--- START ---
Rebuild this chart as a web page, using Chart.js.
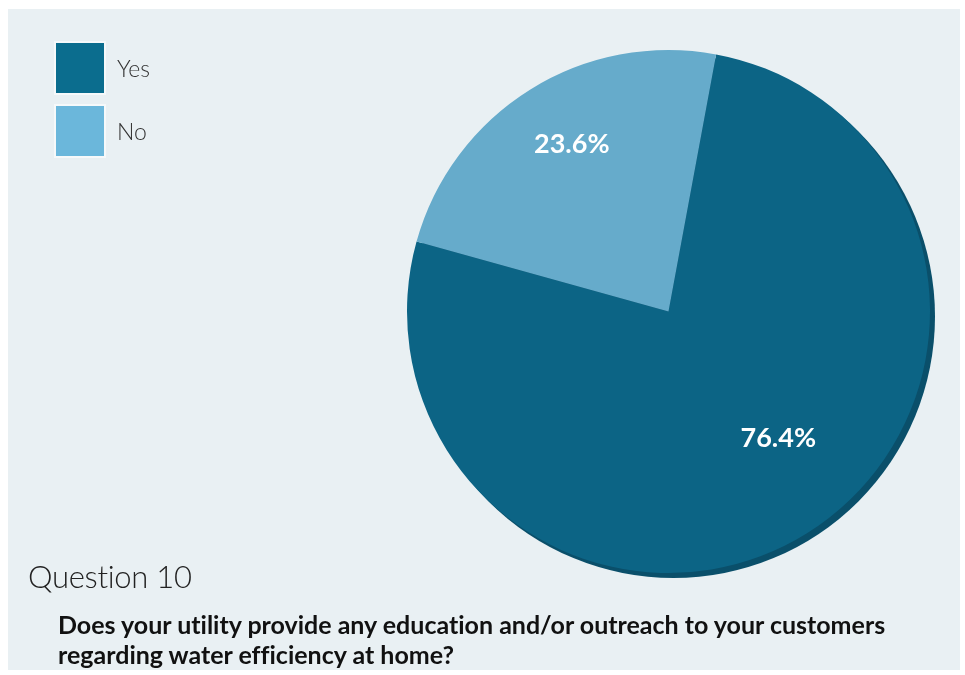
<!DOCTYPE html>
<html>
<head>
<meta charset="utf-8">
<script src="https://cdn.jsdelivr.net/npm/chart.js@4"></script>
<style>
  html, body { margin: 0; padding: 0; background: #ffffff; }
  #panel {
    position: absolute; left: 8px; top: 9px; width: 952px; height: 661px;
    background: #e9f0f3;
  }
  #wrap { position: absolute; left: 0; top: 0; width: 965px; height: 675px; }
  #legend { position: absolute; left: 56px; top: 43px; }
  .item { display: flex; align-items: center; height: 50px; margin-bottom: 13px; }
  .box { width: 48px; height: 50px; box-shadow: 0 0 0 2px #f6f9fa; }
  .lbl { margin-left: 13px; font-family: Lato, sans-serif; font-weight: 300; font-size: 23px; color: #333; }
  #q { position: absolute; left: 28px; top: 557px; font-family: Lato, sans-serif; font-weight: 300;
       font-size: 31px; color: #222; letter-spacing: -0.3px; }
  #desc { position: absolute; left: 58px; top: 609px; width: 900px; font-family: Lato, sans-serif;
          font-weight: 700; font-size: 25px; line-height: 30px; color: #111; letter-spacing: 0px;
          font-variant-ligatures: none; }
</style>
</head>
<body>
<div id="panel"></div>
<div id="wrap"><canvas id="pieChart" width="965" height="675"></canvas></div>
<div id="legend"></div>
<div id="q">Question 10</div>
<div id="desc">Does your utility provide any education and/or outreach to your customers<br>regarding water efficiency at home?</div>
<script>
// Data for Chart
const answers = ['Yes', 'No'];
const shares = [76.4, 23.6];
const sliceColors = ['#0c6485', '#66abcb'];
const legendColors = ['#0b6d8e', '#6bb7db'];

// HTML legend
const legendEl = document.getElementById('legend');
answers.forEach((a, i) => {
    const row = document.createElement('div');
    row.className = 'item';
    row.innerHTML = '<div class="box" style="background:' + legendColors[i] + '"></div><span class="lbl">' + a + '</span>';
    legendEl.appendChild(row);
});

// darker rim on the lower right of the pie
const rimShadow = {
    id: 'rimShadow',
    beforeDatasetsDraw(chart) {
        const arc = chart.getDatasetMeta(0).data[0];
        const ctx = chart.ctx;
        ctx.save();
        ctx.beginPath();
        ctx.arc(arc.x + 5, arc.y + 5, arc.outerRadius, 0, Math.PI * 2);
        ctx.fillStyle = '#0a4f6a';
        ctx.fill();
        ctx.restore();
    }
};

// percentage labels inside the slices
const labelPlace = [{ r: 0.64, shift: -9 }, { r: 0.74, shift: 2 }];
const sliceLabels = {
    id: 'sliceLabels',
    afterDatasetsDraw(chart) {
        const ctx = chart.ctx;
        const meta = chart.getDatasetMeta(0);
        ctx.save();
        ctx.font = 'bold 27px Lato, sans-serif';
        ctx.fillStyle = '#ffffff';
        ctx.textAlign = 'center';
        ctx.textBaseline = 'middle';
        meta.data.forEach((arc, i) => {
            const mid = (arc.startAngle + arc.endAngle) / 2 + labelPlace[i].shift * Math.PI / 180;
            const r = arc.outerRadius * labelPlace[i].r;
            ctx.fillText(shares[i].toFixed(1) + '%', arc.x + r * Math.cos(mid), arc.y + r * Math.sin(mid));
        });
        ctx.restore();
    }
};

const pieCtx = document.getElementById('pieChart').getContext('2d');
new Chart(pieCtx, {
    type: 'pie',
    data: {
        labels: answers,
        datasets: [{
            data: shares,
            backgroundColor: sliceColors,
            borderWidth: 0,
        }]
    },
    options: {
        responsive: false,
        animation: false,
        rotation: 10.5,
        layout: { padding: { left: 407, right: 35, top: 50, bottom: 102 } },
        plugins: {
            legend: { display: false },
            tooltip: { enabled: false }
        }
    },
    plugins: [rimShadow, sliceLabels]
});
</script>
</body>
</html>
--- END ---
→ **Request**:
Do not copy the pictures, but repeat every line exactly.

→ **Final result**:
Rebuild this chart as a web page, using Chart.js.
<!DOCTYPE html>
<html>
<head>
<meta charset="utf-8">
<script src="https://cdn.jsdelivr.net/npm/chart.js@4"></script>
<style>
  html, body { margin: 0; padding: 0; background: #ffffff; }
  #panel {
    position: absolute; left: 8px; top: 9px; width: 952px; height: 661px;
    background: #e9f0f3;
  }
  #wrap { position: absolute; left: 0; top: 0; width: 965px; height: 675px; }
  #legend { position: absolute; left: 56px; top: 43px; }
  .item { display: flex; align-items: center; height: 50px; margin-bottom: 13px; }
  .box { width: 48px; height: 50px; box-shadow: 0 0 0 2px #f6f9fa; }
  .lbl { margin-left: 13px; font-family: Lato, sans-serif; font-weight: 300; font-size: 23px; color: #333; }
  #q { position: absolute; left: 28px; top: 557px; font-family: Lato, sans-serif; font-weight: 300;
       font-size: 31px; color: #222; letter-spacing: -0.3px; }
  #desc { position: absolute; left: 58px; top: 609px; width: 900px; font-family: Lato, sans-serif;
          font-weight: 700; font-size: 25px; line-height: 30px; color: #111; letter-spacing: 0px;
          font-variant-ligatures: none; }
</style>
</head>
<body>
<div id="panel"></div>
<div id="wrap"><canvas id="pieChart" width="965" height="675"></canvas></div>
<div id="legend"></div>
<div id="q">Question 10</div>
<div id="desc">Does your utility provide any education and/or outreach to your customers<br>regarding water efficiency at home?</div>
<script>
// Data for Chart
const answers = ['Yes', 'No'];
const shares = [76.4, 23.6];
const sliceColors = ['#0c6485', '#66abcb'];
const legendColors = ['#0b6d8e', '#6bb7db'];

// HTML legend
const legendEl = document.getElementById('legend');
answers.forEach((a, i) => {
    const row = document.createElement('div');
    row.className = 'item';
    row.innerHTML = '<div class="box" style="background:' + legendColors[i] + '"></div><span class="lbl">' + a + '</span>';
    legendEl.appendChild(row);
});

// darker rim on the lower right of the pie
const rimShadow = {
    id: 'rimShadow',
    beforeDatasetsDraw(chart) {
        const arc = chart.getDatasetMeta(0).data[0];
        const ctx = chart.ctx;
        ctx.save();
        ctx.beginPath();
        ctx.arc(arc.x + 5, arc.y + 5, arc.outerRadius, 0, Math.PI * 2);
        ctx.fillStyle = '#0a4f6a';
        ctx.fill();
        ctx.restore();
    }
};

// percentage labels inside the slices
const labelPlace = [{ r: 0.64, shift: -9 }, { r: 0.74, shift: 2 }];
const sliceLabels = {
    id: 'sliceLabels',
    afterDatasetsDraw(chart) {
        const ctx = chart.ctx;
        const meta = chart.getDatasetMeta(0);
        ctx.save();
        ctx.font = 'bold 27px Lato, sans-serif';
        ctx.fillStyle = '#ffffff';
        ctx.textAlign = 'center';
        ctx.textBaseline = 'middle';
        meta.data.forEach((arc, i) => {
            const mid = (arc.startAngle + arc.endAngle) / 2 + labelPlace[i].shift * Math.PI / 180;
            const r = arc.outerRadius * labelPlace[i].r;
            ctx.fillText(shares[i].toFixed(1) + '%', arc.x + r * Math.cos(mid), arc.y + r * Math.sin(mid));
        });
        ctx.restore();
    }
};

const pieCtx = document.getElementById('pieChart').getContext('2d');
new Chart(pieCtx, {
    type: 'pie',
    data: {
        labels: answers,
        datasets: [{
            data: shares,
            backgroundColor: sliceColors,
            borderWidth: 0,
        }]
    },
    options: {
        responsive: false,
        animation: false,
        rotation: 10.5,
        layout: { padding: { left: 407, right: 35, top: 50, bottom: 102 } },
        plugins: {
            legend: { display: false },
            tooltip: { enabled: false }
        }
    },
    plugins: [rimShadow, sliceLabels]
});
</script>
</body>
</html>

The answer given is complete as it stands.